“We need an app/website/Internet of Thingamajigs Alexa VR experience!” was the cry from the board room. And so, your organisation starts its journey towards establishing your digital presence. While the journey starts with best intentions, it can quickly become costly, time consuming and never quite reach the intended destination.

However, what do you do if you are a non-it organisation or a start up with limited resources? How do you ensure that you are engaging the correct partner?

The ability to make the technology ambitions of an organisation realisable is only achievable through engagement with suppliers with whom the path to successful delivery of solutions is well-trodden and understood. The right supplier can work with you to deliver the right solution for your needs, however, how do you know if a supplier is the right fit to become a ‘trusted partner’ and what part can the right test approach play in measuring and evaluating that your journey is on the right path?

Define your outcomes

While your stakeholders may wish to turn your ‘concept to cash’ without delay, investing time in building an agreed vision of what you want to achieve smooths the path to delivery.

Clearly stating your requirements can significantly reduce any potential delays that could occur when you start to build your product. Asking (and documenting) the following questions will go a long way to helping you build what you expect;

The Solution

  • What problem will it solve?
  • Who will benefit from it?
  • What are the most important outcomes that will make it a success?
  • How will it interact with other Solutions?

Your customers

  • Who are your users/customers?
  • What will they use your solution for?
  • How will they misuse your solution and how to prevent this?
  • How will they access your solution?
  • How many will access your solution and when?

 

By defining clear requirements that your solution should fulfil, you can better communicate your vision to your potential supplier and clearly state what you need of their services.
From a quality assurance perspective, this ensures that a test approach can be implemented which will adequately evaluate and measure that the solution delivers the outcomes you need and that each party understands their responsibilities.

Look for Synergy

Synergy is a term that is used as a target attribute of any partnership, however it is often expected to happen organically without planning and cultivation. The key to selecting the right partner is looking for where they have strengths in the areas you have weaknesses. Testing is often a neglected part of this assessment, and may even be an afterthought instead of an integral aspect of the development.

When assessing prospective suppliers, you should question and assess;

  • Will they spend time with you to understand and build to your requirement or will they look to you to fit your operating model around their solution?
  • How do they measure quality? Does it provide the evidence you need to validate your solution build is progressing to plan?
  • Do you understand their working practices and are they open, transparent and measurable so that you understand the position of your solution build at any given point?
  • Do they need to integrate with other parts of your organisation, and their systems? How will this be approached while ensuring any impact to other systems is understood and tested?

The right partner will allow you to implement a ‘one team’ operating model, where the outcomes you require are owned across each organisation. Testing then becomes an integral part of verifying that the team is delivering expected outcomes.

Continuously evaluate your position

Once you have the foundations in place you can build a business partnership with clearly agreed outcomes and ownership. However... it doesn’t stop there.

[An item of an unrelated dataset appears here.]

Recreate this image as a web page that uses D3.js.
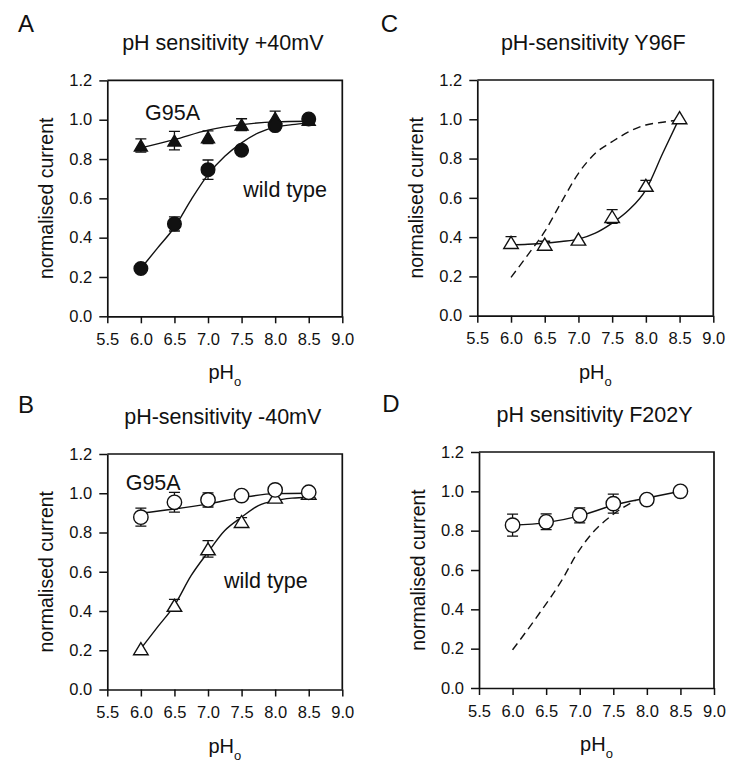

What methods can you use to measure that you are continually progressing in the right direction?

Often the outcomes of a technology project are agreed upfront and then only measured when the supplier delivers the ‘finished’ product. Only at that 'final' point will you discover if the solution matches.

This is after significant cost and time has already been invested.

Implementing a test approach which evaluates if your outcomes are being met at the earliest opportunity in the Software Development Life Cycle can significantly improve the team’s ability to stay on track. You can do this by clarifying your expectations with a supplier i.e.:

Engage with a supplier that promises:

  • Continuous feedback loops into your organisation
  • Strong, open communication channels across the team that allows you to evaluate where you are
  • Flexibility to change course if required with minimal impact to time and budget

Once you have chosen your supplier and they are building your dream product, you must think about your team’s assurance approach. You should ask;

  • What have I asked my supplier to contractually deliver?
  • How do I establish that they have delivered what they have signed up to?
  • What do we need to test to prove the delivered solution meets my requirements?
  • What type of tests can we conduct to prove that my customers have a ‘usable’ product?
  • What is the earliest point in the development life cycle we can test our requirements will be met?
  • Do we all understand how each organisation approaches their test responsibilities and how the results will be communicated and evaluated by the whole team?
  • How do we get our project stakeholders/users/customers involved as early as possible to validate the solutions meets their expectations?

Note the recurring theme of testing – building in the ability to test throughout the project will help to ensure that you get what you want. So a supplier who can work with you on answering these questions can set you on the path to a successful delivery.

Of course, both parties may not have all the skills required to address all of these questions but asking them as part of your test approach definition allows for any gaps to be understood and highlighted at an early stage.